“Maxine squints through the peephole and here’s Marvin the kozmonaut, dreads pushed up under his bike helmet, orange jacket and blue cargo pants, and over his shoulder an orange messenger bag with the running-man logo of the recently failed kozmo.com.”
Thomas Pynchon, Bleeding Edge 106
This passage of Bleeding Edge occurs directly after Maxine has awoken from her sexual dream about Winston and begins her day, only to be greeted by Marvin, the bike messenger who has been delivering things to Maxine. Pynchon makes great use of references in Bleeding Edge, and the reference here to kozmo.com is no different. kozmo.com was a company funded by venture capitalists in 1998. The business design of the company was free one hour delivery of anything from food, video games, or even Starbucks. In April of 2001, the company folded (interestingly, the company announced a comeback in 2013), which means that the timeline of the company is the same in both the universe of Bleeding Edge, as well as the real world. What is notable here, is that the narrator refers to Marvin as a ‘kozmonaut’, a play on the word ‘cosmonaut’, which means an astronaut, specifically a Russian astronaut. As the Cold War and specifically the technologies of the Cold War have been a factor of Pynchon’s work, this reference is layered and purposeful, ultimately making a statement on kozmo.com’s place within the dotcom bubble.
The Space Race (1955-1972) was a competition between the United States and the Soviet Union for supremacy in the arena of spaceflight and exploration. While dealing directly with science and technology, the race was also symbolic in nature. Sure, both sides desired to explore space, but both countries also wanted to win, and be first. Astronauts/cosmonauts were the people trained by state organizations (NASA, Soviet Space Program) to venture out into the unknown realm of space using the cutting edge of technology at the time.

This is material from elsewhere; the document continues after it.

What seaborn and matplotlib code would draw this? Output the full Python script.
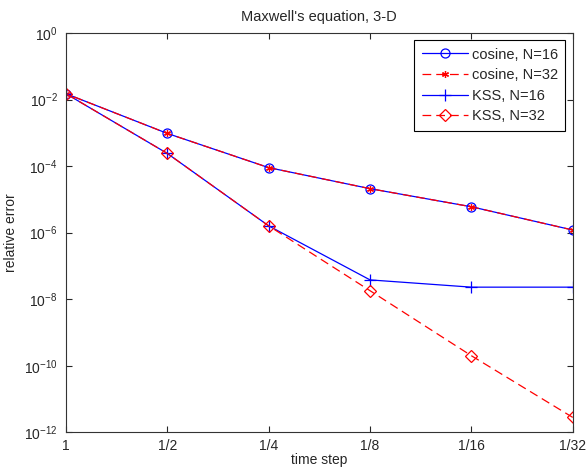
import numpy as np
import pandas as pd
import seaborn as sns
import matplotlib.pyplot as plt

# time steps and relative errors
steps = [1, 1/2, 1/4, 1/8, 1/16, 1/32]
step_labels = ['1', '1/2', '1/4', '1/8', '1/16', '1/32']
cosine_16 = [1.5e-2, 9.6e-4, 9.0e-5, 2.1e-5, 6.0e-6, 1.2e-6]
cosine_32 = [1.5e-2, 9.6e-4, 9.0e-5, 2.1e-5, 6.0e-6, 1.2e-6]
kss_16 = [1.5e-2, 2.4e-4, 1.6e-6, 3.8e-8, 2.3e-8, 2.3e-8]
kss_32 = [1.5e-2, 2.4e-4, 1.6e-6, 1.8e-8, 2.0e-10, 2.8e-12]

sns.set_style("ticks")
plt.rcParams['font.family'] = ['Liberation Sans', 'DejaVu Sans']
plt.rcParams['mathtext.default'] = 'regular'
plt.rcParams['axes.unicode_minus'] = False
plt.rcParams['xtick.direction'] = 'in'
plt.rcParams['ytick.direction'] = 'in'

fig = plt.figure(figsize=(5.87, 4.69), dpi=100)
ax = fig.add_axes([0.1124, 0.0783, 0.8633, 0.8513])

series = [
    ('cosine, N=16', cosine_16, 'blue', '-', 'o', 6.5),
    ('cosine, N=32', cosine_32, 'red', (0, (7, 4)), (6, 2, 0), 5),
    ('KSS, N=16', kss_16, 'blue', '-', '+', 8),
    ('KSS, N=32', kss_32, 'red', (0, (7, 4)), 'D', 6),
]
for name, vals, col, ls, mk, ms in series:
    df = pd.DataFrame({'step': steps, 'err': vals})
    sns.lineplot(data=df, x='step', y='err', ax=ax, color=col, linestyle=ls,
                 marker=mk, markersize=ms, markerfacecolor='none',
                 markeredgecolor=col, markeredgewidth=0.9, linewidth=0.9,
                 label=name)

ax.set_xscale('log')
ax.set_yscale('log')
ax.set_xlim(1, 1/32)
ax.set_ylim(1e-12, 1e0)
ax.set_xticks(steps)
ax.set_xticklabels(step_labels)
yt = [10.0 ** k for k in range(0, -13, -2)]
ax.set_yticks(yt)
ax.set_yticklabels(['$10^{%d}$' % k for k in range(0, -13, -2)])
ax.minorticks_off()
ax.tick_params(which='both', top=True, right=True, labelsize=10, length=4,
               width=0.8, pad=6)
ax.tick_params(axis='x', pad=5)
for s in ax.spines.values():
    s.set_linewidth(0.8)
    s.set_color('#333333')

ax.set_title("Maxwell's equation, 3-D", fontsize=10.5, pad=9)
ax.set_xlabel('time step', fontsize=10, labelpad=0)
ax.set_ylabel('relative error', fontsize=10, labelpad=4)

leg = ax.legend(loc='upper right', fontsize=10.5, handlelength=3.2,
                fancybox=False, framealpha=1, edgecolor='black',
                borderaxespad=0.5, labelspacing=0.45, handletextpad=0.25,
                borderpad=0.5)
leg.get_frame().set_linewidth(0.8)

fig.savefig('out.png', dpi=100)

In this passage, the narrator refers to Marvin, the bike messenger as a ‘kozmonaut’. Directly after that, the narrator describes Marvin’s attire, which is likely a uniform decided upon by kozmo.com. Marvin’s dreadlocks are pushed up behind his helmet, hiding part of his physical appearance. He is wearing a blue and orange colored outfit, complete with a bag that has the logo of kozmo.com on it. Because Pynchon makes a parallel between Marvin and an astronaut, it is interesting to look at the similar function and nature of both. To begin, Marvin has a designated attire or uniform, like an astronaut would. The detail included of the logo is also notable as it can essentially function as a flag placed on the uniform of an astronaut. A flag is placed on an astronaut to clarify the origin of said astronaut, as well as place a sort of ownership of the astronaut. So if Marvin, as a ‘kozmonaut’ is acting as an astronaut, what exactly is he exploring, or aiming to accomplish?
A possible answer lies in the nature of kozmo.com as a business. kozmo.com is only able to exist as a company because of the internet; people are able to visit the website and place on order that will be delivered within the hour. What is notable is the clientele that kozmo.com commonly serves, “…dopers, hackers, instant gratification cases who thought the dotcom balloon would ascend forever.” (Pynchon, 107). kozmo.com was able to exist, albeit shortly, not just because of the internet, but the community that the dotcom bubble helped to create. So, if astronauts explore space, a once new frontier, Marvin is exploring the forefront of what the dotcom bubble helped to create, people for whom that it is necessary to remain connected to the internet to the point of paying for a service to deliver donuts to their door.